**DATA SHOWN:**
-----

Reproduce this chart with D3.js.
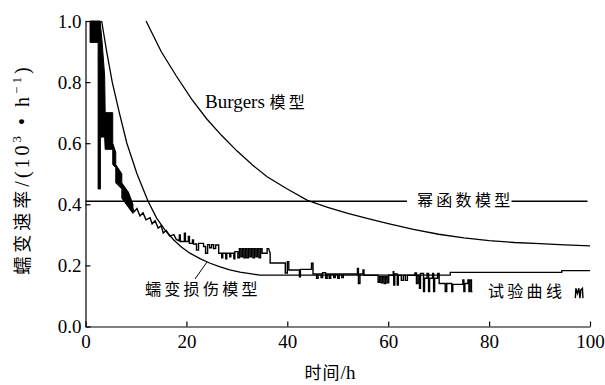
<!DOCTYPE html>
<html>
<head>
<meta charset="utf-8">
<script src="https://cdn.jsdelivr.net/npm/d3@7.9.0/dist/d3.min.js"></script>
<style>
  body { margin: 0; background: #fff; }
  svg { display: block; }
  .axis text { font-family: "Liberation Serif", "Times New Roman", serif; font-size: 19px; fill: #000; }
  .axis path, .axis line { stroke: #000; stroke-width: 1.2; }
  .cn { font-family: "Noto Sans CJK SC", sans-serif; font-size: 16px; letter-spacing: 3.3px; fill: #000; }
  .lat { font-family: "Liberation Serif", "Times New Roman", serif; font-size: 19px; fill: #000; }
</style>
</head>
<body>
<svg id="chart" width="605" height="385"></svg>
<script>
// ticks
const xTicks = [0, 20, 40, 60, 80, 100];
const yTicks = [0, 0.2, 0.4, 0.6, 0.8, 1.0];

// Burgers model
const burgersT = [12, 15, 18, 21, 24, 27, 30, 33, 36, 40, 44, 48, 52, 56, 60, 65, 70, 75, 80, 85, 90, 95, 100];
const burgersV = [1.0, 0.90, 0.82, 0.745, 0.68, 0.625, 0.575, 0.53, 0.49, 0.45, 0.413, 0.39, 0.37, 0.353, 0.337, 0.318, 0.302, 0.29, 0.281, 0.275, 0.271, 0.267, 0.264];

// power function model (constant rate)
const powerT = [0, 99.5];
const powerV = [0.41, 0.41];

// creep damage model
const damageT = [3.2, 4.2, 5.3, 6.7, 8.2, 10.2, 12.4, 14.1, 15.8, 17.5, 19.0, 20.7, 22.7, 24.7, 26.7, 28.6, 30.6, 32.6, 34.6, 72.3, 72.3, 94.4, 94.4, 100];
const damageV = [1.0, 0.9, 0.8, 0.7, 0.6, 0.5, 0.41, 0.355, 0.315, 0.283, 0.26, 0.24, 0.222, 0.207, 0.195, 0.185, 0.178, 0.173, 0.168, 0.168, 0.177, 0.177, 0.183, 0.183];

// test curve: dense early part as [t, low, high]
const expBand = [
  [0.9, 0.93, 1.0], [2.5, 0.93, 1.0], [2.5, 0.45, 1.0], [2.95, 0.45, 1.0],
  [2.95, 0.62, 0.99], [3.3, 0.62, 0.93], [3.8, 0.62, 0.82], [3.9, 0.58, 0.70],
  [5.4, 0.58, 0.70], [5.4, 0.53, 0.60], [6.0, 0.52, 0.57], [6.0, 0.47, 0.53],
  [7.2, 0.45, 0.50], [7.2, 0.42, 0.47], [8.5, 0.39, 0.44], [9.4, 0.37, 0.40]
];

// test curve: [t, rate]
const expLine = [
  [9.3,0.39],[9.6,0.375],[10.2,0.386],[10.8,0.362],[11.4,0.372],[12.0,0.349],[12.8,0.356],[13.2,0.336],
  [13.8,0.346],[14.4,0.322],[15.0,0.33],[15.4,0.306],[16.0,0.314],[16.7,0.296],[17.5,0.301],[18.0,0.285],
  [18.6,0.28],[18.6,0.30],[18.8,0.30],[18.8,0.278],[19.6,0.278],[19.6,0.305],[19.8,0.305],[19.8,0.278],
  [20.4,0.278],[20.4,0.295],[20.6,0.295],[20.6,0.272],[21.2,0.272],[21.2,0.283],[21.4,0.283],[21.4,0.27],
  [22.0,0.27],[22.0,0.25],[22.4,0.25],[22.4,0.272],[23.4,0.272],[23.4,0.262],[23.8,0.262],[23.8,0.24],
  [24.2,0.24],[24.2,0.268],[24.6,0.268],[24.6,0.258],[25.0,0.258],[25.0,0.268],[25.4,0.268],[25.4,0.255],
  [25.8,0.255],[25.8,0.267],[26.4,0.267],[26.4,0.24],
  [27.0,0.24],[27.0,0.225],[27.2,0.225],[27.2,0.24],[27.8,0.24],[27.8,0.222],[28.0,0.222],[28.0,0.24],
  [28.6,0.24],[28.6,0.228],[28.8,0.228],[28.8,0.24],[29.4,0.24],[29.4,0.222],[29.6,0.222],[29.6,0.245],
  [30.2,0.245],[30.2,0.225],[30.5,0.225],[30.5,0.255],[30.8,0.255],[30.8,0.228],[31.1,0.228],[31.1,0.255],
  [31.4,0.255],[31.4,0.225],[31.7,0.225],[31.7,0.255],[32.0,0.255],[32.0,0.225],[32.3,0.225],[32.3,0.255],
  [32.6,0.255],[32.6,0.228],[32.9,0.228],[32.9,0.255],[33.2,0.255],[33.2,0.225],[33.5,0.225],[33.5,0.255],
  [33.8,0.255],[33.8,0.228],[34.1,0.228],[34.1,0.255],[34.4,0.255],[34.4,0.225],[34.7,0.225],[34.7,0.255],
  [35.0,0.255],[35.0,0.24],[36.0,0.24],[36.0,0.255],[36.3,0.255],[36.6,0.24],[36.6,0.208],
  [39.6,0.208],[39.6,0.175],[40.0,0.175],[40.0,0.212],[40.3,0.212],[40.3,0.185],
  [42.4,0.185],[42.4,0.163],[42.6,0.163],[42.6,0.187],[44.8,0.187],[44.8,0.207],[45.1,0.207],[45.1,0.172],
  [45.8,0.172],[45.8,0.158],[46.1,0.158],[46.1,0.172],[46.7,0.172],[46.7,0.16],[47.0,0.16],[47.0,0.176],
  [47.6,0.176],[47.6,0.158],[47.9,0.158],[47.9,0.172],[48.3,0.172],[48.3,0.158],[48.6,0.158],[48.6,0.172],
  [49.2,0.172],[49.2,0.16],[49.5,0.16],[49.5,0.172],[50.0,0.172],[50.0,0.158],[50.3,0.158],[50.3,0.172],
  [50.8,0.172],[50.8,0.16],[51.1,0.16],[51.1,0.172],
  [53.9,0.172],[53.9,0.19],[54.1,0.19],[54.1,0.141],[54.4,0.141],[54.4,0.172],[55.0,0.172],[55.0,0.185],
  [55.2,0.185],[55.2,0.168],[58.0,0.168],
  [58.0,0.145],[58.3,0.145],[58.3,0.163],[58.6,0.163],[58.6,0.143],[58.9,0.143],[58.9,0.163],[59.2,0.163],
  [59.2,0.141],[59.5,0.141],[59.5,0.163],[59.8,0.163],[59.8,0.143],[60.1,0.143],[60.1,0.168],
  [61.0,0.168],[61.0,0.179],[61.1,0.179],[61.1,0.136],[61.3,0.136],[61.3,0.172],[61.8,0.172],[61.8,0.136],
  [62.0,0.136],[62.0,0.168],[62.6,0.168],[62.6,0.151],[63.0,0.151],[63.0,0.168],[63.4,0.168],[63.4,0.151],
  [63.8,0.151],[63.8,0.168],[65.3,0.168],[65.3,0.175],
  [65.6,0.175],[65.6,0.141],[65.9,0.141],[65.9,0.168],[66.2,0.168],[66.2,0.125],[66.4,0.125],[66.4,0.174],
  [67.0,0.174],[67.0,0.114],[67.2,0.114],[67.2,0.158],[67.7,0.158],[67.7,0.174],[68.0,0.174],[68.0,0.114],
  [68.2,0.114],[68.2,0.158],[68.8,0.158],[68.8,0.174],[69.0,0.174],[69.0,0.114],[69.2,0.114],[69.2,0.158],
  [69.8,0.158],[69.8,0.174],[70.1,0.174],[70.1,0.141],
  [71.3,0.141],[71.3,0.114],[71.6,0.114],[71.6,0.141],[72.6,0.141],[72.6,0.114],[72.8,0.114],[72.8,0.138],
  [74.8,0.138],[74.8,0.152],[75.0,0.152],[75.0,0.114],[75.2,0.114],[75.2,0.141],[75.8,0.141],[75.8,0.152],
  [76.0,0.152],[76.0,0.114],[76.2,0.114],[76.2,0.152],[76.5,0.152],[76.5,0.114],[76.7,0.114]
];

// test curve: last short record near 97-99 h
const expTail = [
  [97.1,0.093],[97.2,0.125],[97.5,0.108],[97.8,0.125],[98.0,0.093],[98.2,0.12],[98.5,0.125],[98.6,0.093]
];

const plot = { left: 85.5, right: 590, top: 21, bottom: 326.5 };

const svg = d3.select('#chart');

const x = d3.scaleLinear().domain([0, 100]).range([plot.left, plot.right]);
const y = d3.scaleLinear().domain([0, 1]).range([plot.bottom, plot.top]);

// axes (ticks point inward)
svg.append('g')
  .attr('class', 'axis')
  .attr('transform', `translate(0,${plot.bottom})`)
  .call(d3.axisBottom(x).tickValues(xTicks).tickSizeInner(-5).tickSizeOuter(0).tickPadding(8).tickFormat(d3.format('d')));

svg.append('g')
  .attr('class', 'axis')
  .attr('transform', `translate(${plot.left},0)`)
  .call(d3.axisLeft(y).tickValues(yTicks).tickSizeInner(-5).tickSizeOuter(0).tickPadding(4).tickFormat(d3.format('.1f')));

const line = d3.line().x(d => x(d[0])).y(d => y(d[1]));
const zip = (ts, vs) => ts.map((t, i) => [t, vs[i]]);

// power function model
svg.append('path')
  .attr('d', line(zip(powerT, powerV)))
  .attr('fill', 'none').attr('stroke', '#000').attr('stroke-width', 1.3);

// Burgers model
svg.append('path')
  .attr('d', line(zip(burgersT, burgersV)))
  .attr('fill', 'none').attr('stroke', '#000').attr('stroke-width', 1.3);

// creep damage model
svg.append('path')
  .attr('d', line(zip(damageT, damageV)))
  .attr('fill', 'none').attr('stroke', '#000').attr('stroke-width', 1.3);

// test curve
const band = d3.area().x(d => x(d[0])).y0(d => y(d[1])).y1(d => y(d[2]));
svg.append('path')
  .attr('d', band(expBand))
  .attr('fill', '#000').attr('stroke', '#000').attr('stroke-width', 1);

svg.append('path')
  .attr('d', line(expLine))
  .attr('fill', 'none').attr('stroke', '#000').attr('stroke-width', 1.4);

svg.append('path')
  .attr('d', line(expTail))
  .attr('fill', 'none').attr('stroke', '#000').attr('stroke-width', 1.4);

// labels
const burg = svg.append('text').attr('x', 205).attr('y', 108);
burg.append('tspan').attr('class', 'lat').text('Burgers ');
burg.append('tspan').attr('class', 'cn').text('模型');

const pw = svg.append('g');
const pwText = pw.append('text').attr('class', 'cn').attr('x', 417).attr('y', 206).text('幂函数模型');
const bb = pwText.node().getBBox();
pw.insert('rect', 'text')
  .attr('x', bb.x - 10).attr('y', bb.y).attr('width', bb.width + 8).attr('height', bb.height)
  .attr('fill', '#fff');

svg.append('text').attr('class', 'cn').attr('x', 145).attr('y', 295).text('蠕变损伤模型');
svg.append('line')
  .attr('x1', 195).attr('y1', 279).attr('x2', 207).attr('y2', 262)
  .attr('stroke', '#000').attr('stroke-width', 1);

svg.append('text').attr('class', 'cn').attr('x', 488).attr('y', 297).text('试验曲线');

// axis titles
const xt = svg.append('text').attr('x', 330).attr('y', 379).attr('text-anchor', 'middle');
xt.append('tspan').attr('class', 'cn').style('font-size', '17px').style('letter-spacing', '1px').text('时间');
xt.append('tspan').attr('class', 'lat').text('/h');

const yt = svg.append('text')
  .attr('transform', 'translate(29,171) rotate(-90)')
  .attr('text-anchor', 'middle');
yt.append('tspan').attr('class', 'cn').style('font-size', '18px').style('letter-spacing', '4px').text('蠕变速率');
yt.append('tspan').attr('class', 'lat').style('font-size', '20px').style('letter-spacing', '3px').text('/(10');
yt.append('tspan').attr('class', 'lat').style('font-size', '13px').style('letter-spacing', '3px').attr('dy', -8).text('3');
yt.append('tspan').attr('class', 'lat').style('font-size', '20px').style('letter-spacing', '3px').attr('dy', 8).text(' • h');
yt.append('tspan').attr('class', 'lat').style('font-size', '13px').style('letter-spacing', '3px').attr('dy', -8).text('−1');
yt.append('tspan').attr('class', 'lat').style('font-size', '20px').attr('dy', 8).text(')');
</script>
</body>
</html>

-----

Go through the lines above. Select every one that has the string "chart".

**WRITTEN RESPONSE:**
Reproduce this chart with D3.js.
<svg id="chart" width="605" height="385"></svg>
const svg = d3.select('#chart');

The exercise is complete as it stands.